Check each line of the listing below for the string "matplotlib", and copy the ones that have it.

> _SUPPLIED INFORMATION_
********

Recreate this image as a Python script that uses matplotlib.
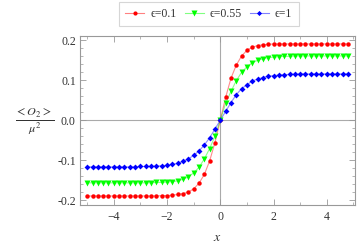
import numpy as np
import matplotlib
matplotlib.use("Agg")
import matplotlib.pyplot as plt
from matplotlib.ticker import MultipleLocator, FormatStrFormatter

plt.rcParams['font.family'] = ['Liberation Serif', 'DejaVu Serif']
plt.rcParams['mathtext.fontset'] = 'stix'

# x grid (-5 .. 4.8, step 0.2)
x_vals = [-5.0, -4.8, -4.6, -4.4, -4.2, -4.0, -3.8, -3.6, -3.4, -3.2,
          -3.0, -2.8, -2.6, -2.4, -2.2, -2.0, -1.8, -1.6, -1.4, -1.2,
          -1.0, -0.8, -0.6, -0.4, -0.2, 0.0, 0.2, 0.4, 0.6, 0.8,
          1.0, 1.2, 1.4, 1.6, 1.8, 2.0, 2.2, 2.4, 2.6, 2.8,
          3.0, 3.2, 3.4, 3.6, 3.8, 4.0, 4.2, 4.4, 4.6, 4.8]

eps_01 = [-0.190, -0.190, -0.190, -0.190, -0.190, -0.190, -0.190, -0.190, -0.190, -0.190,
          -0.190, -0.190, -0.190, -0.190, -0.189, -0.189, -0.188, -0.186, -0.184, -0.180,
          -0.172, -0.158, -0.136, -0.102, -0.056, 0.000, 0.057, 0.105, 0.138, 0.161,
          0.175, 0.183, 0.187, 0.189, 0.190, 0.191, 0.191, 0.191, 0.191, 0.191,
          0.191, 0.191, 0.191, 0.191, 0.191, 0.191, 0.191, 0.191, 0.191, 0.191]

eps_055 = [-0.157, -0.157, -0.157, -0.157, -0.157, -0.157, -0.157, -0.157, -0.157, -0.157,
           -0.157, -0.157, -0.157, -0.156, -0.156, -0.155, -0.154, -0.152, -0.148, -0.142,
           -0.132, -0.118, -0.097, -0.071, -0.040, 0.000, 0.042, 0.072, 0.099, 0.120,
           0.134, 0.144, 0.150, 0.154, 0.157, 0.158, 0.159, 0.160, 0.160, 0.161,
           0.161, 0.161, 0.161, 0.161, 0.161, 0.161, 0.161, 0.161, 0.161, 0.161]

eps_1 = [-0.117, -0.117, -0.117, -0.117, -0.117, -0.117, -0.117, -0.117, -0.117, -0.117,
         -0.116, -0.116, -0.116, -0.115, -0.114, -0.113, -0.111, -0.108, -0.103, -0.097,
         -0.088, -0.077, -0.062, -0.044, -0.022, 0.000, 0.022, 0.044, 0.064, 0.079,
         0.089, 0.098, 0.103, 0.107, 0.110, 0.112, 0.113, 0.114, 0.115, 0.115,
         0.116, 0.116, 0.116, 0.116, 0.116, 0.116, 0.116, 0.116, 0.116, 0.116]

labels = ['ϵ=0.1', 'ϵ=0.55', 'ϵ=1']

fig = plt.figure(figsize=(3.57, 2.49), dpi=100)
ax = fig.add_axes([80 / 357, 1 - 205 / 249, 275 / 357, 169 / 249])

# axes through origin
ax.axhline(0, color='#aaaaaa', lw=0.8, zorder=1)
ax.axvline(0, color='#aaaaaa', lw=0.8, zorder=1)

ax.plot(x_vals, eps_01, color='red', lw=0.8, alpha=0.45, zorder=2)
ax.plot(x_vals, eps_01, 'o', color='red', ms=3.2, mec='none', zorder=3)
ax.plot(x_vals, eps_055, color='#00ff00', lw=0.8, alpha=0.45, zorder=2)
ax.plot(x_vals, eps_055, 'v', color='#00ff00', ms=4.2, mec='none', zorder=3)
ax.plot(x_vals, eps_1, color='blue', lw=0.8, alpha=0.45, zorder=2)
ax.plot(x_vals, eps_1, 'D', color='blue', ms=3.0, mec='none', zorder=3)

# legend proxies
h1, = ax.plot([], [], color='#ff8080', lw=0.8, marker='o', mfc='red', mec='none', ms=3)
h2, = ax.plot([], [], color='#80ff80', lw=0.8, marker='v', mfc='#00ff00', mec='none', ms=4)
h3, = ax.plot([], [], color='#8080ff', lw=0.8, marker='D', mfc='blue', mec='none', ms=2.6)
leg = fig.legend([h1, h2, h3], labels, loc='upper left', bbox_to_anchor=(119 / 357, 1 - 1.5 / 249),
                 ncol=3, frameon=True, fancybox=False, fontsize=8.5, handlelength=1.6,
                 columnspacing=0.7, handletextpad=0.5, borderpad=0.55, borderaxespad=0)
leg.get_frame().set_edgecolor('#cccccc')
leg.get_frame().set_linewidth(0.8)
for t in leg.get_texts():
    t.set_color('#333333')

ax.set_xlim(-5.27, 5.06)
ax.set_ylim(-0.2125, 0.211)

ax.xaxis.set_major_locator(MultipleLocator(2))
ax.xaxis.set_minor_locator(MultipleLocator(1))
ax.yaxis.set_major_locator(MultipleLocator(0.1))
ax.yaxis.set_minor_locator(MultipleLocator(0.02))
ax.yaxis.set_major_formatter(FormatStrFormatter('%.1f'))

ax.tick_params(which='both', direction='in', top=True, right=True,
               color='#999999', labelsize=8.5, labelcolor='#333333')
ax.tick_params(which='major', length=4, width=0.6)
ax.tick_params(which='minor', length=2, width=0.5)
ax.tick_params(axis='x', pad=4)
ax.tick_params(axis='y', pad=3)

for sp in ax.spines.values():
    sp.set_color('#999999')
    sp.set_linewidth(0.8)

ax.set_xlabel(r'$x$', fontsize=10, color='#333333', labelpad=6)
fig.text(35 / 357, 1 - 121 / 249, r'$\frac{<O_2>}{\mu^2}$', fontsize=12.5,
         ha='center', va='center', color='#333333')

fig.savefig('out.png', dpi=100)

********

> _RESULT_
Recreate this image as a Python script that uses matplotlib.
import matplotlib
matplotlib.use("Agg")
import matplotlib.pyplot as plt
from matplotlib.ticker import MultipleLocator, FormatStrFormatter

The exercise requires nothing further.